Stored rows |
************

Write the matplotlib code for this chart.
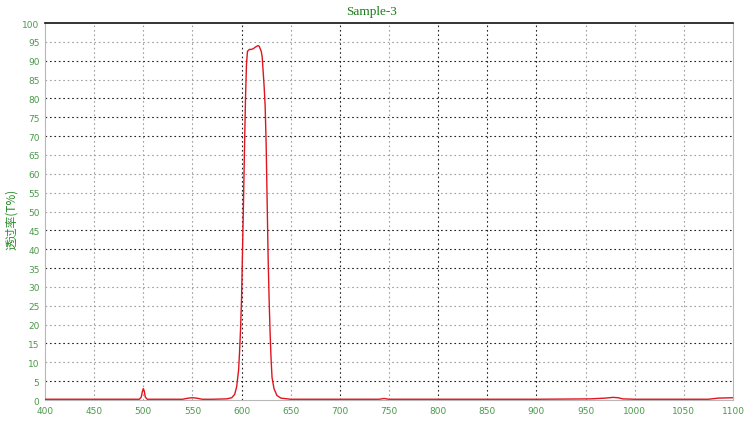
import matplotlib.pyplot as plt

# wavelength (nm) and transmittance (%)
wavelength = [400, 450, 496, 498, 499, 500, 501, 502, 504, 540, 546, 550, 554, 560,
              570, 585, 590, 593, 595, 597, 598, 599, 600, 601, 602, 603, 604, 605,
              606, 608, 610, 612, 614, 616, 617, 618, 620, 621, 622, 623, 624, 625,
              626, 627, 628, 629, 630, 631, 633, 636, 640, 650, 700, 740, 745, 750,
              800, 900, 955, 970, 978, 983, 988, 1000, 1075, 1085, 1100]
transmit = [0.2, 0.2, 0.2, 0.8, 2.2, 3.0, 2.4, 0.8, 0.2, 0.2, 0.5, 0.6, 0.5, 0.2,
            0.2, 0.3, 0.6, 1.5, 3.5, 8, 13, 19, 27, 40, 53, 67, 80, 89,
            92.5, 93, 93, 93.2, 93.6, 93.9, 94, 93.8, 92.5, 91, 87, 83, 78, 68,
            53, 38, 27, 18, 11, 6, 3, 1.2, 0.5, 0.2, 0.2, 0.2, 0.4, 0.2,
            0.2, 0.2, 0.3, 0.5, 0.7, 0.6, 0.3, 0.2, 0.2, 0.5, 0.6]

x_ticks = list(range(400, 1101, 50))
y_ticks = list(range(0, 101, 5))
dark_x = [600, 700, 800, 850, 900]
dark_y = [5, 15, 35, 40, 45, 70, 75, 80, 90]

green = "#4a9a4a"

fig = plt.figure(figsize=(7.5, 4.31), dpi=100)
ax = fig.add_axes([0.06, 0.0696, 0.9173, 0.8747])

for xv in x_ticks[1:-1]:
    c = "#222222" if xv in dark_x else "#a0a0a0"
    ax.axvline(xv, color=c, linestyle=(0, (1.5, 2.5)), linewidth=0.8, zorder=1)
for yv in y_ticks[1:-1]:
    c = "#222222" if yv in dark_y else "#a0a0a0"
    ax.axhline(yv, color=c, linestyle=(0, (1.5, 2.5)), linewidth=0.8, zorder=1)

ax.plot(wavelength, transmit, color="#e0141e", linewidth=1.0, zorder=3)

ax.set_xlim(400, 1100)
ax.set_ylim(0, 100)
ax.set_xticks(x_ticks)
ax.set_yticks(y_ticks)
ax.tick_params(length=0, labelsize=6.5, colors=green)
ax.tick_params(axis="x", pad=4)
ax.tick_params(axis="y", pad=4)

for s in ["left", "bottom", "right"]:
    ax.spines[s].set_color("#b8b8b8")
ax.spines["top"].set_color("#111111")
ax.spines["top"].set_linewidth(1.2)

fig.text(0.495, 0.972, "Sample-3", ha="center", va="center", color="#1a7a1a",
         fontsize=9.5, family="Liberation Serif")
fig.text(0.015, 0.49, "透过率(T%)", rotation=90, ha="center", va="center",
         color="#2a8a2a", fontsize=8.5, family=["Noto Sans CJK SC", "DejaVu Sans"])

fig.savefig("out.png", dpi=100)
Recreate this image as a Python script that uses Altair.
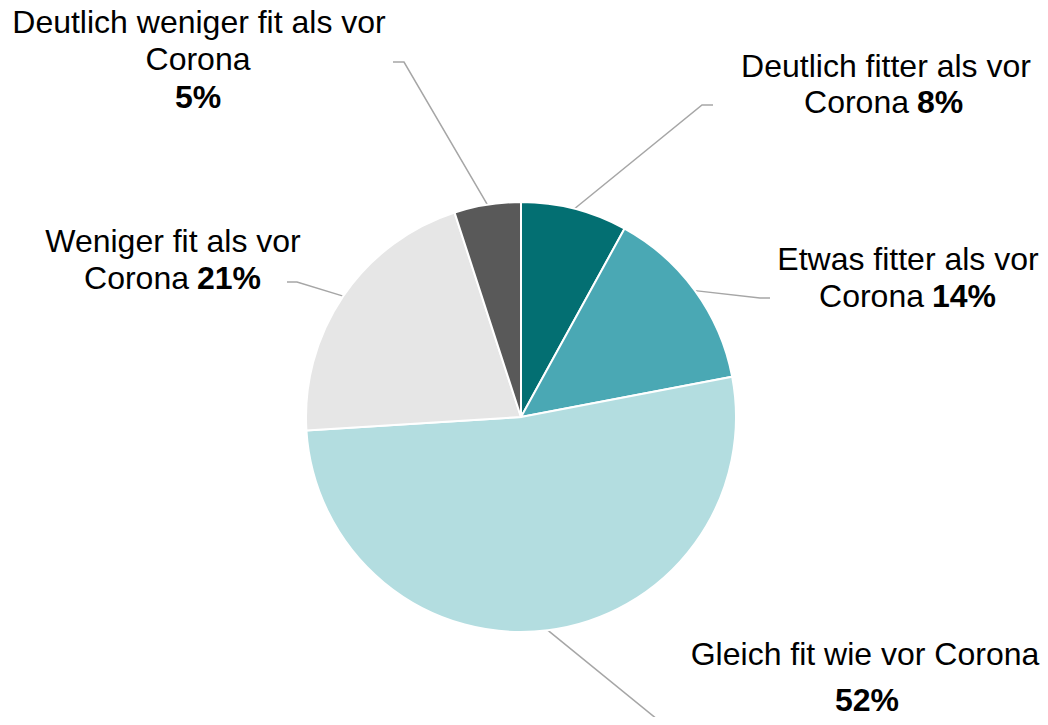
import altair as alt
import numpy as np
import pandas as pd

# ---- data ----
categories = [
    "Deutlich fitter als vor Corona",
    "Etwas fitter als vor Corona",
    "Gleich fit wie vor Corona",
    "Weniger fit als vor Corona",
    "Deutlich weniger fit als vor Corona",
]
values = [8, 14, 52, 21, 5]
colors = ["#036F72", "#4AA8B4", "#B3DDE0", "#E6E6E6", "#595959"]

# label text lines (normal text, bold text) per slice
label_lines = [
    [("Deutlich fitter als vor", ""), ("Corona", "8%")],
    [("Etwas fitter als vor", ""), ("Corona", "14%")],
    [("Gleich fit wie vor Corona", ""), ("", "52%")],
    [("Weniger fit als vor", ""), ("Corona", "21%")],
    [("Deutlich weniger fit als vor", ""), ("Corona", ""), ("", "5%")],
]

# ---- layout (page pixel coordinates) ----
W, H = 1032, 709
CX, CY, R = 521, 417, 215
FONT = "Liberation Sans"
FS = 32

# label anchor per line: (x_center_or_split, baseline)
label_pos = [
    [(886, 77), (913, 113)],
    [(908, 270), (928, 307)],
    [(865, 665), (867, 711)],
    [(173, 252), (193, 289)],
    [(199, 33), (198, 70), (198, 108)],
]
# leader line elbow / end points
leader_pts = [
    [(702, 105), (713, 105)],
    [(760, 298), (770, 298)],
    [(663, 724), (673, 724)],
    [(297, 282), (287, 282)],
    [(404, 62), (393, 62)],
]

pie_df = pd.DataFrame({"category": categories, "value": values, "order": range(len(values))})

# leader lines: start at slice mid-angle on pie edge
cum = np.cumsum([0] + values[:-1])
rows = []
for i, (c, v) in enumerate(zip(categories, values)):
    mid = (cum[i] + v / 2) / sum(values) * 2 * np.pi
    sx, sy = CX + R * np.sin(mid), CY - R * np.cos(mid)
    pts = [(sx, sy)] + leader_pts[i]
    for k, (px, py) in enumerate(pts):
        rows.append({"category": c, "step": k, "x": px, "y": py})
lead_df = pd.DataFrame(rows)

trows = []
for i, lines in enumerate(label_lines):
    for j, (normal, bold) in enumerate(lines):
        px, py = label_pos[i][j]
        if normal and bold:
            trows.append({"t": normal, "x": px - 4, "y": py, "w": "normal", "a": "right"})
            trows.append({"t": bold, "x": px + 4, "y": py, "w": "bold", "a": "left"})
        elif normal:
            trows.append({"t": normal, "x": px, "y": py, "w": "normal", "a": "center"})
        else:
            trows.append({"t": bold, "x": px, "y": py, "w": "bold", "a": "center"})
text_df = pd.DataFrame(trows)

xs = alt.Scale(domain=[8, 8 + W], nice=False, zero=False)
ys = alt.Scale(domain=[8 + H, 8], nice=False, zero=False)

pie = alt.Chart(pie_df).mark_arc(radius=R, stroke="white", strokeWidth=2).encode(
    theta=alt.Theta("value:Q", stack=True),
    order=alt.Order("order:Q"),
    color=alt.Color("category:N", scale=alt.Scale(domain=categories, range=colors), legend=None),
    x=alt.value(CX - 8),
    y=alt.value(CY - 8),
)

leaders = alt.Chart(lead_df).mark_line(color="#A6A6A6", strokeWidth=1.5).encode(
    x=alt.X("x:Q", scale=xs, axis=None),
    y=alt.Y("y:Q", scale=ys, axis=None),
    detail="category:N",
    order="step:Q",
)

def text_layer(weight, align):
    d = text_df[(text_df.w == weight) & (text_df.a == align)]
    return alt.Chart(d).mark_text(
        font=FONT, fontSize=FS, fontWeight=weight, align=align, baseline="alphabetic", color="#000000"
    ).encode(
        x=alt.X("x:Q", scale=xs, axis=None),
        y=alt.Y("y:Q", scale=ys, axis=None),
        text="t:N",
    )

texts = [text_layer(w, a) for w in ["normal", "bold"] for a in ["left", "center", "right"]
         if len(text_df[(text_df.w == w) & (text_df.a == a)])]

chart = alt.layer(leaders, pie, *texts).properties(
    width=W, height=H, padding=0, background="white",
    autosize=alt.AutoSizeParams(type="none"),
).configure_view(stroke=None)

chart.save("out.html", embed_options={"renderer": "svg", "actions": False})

************

Description of the task |
Using the listing above, show each line holding the string "this".

Solved exercise |
Write the matplotlib code for this chart.
Recreate this image as a Python script that uses Altair.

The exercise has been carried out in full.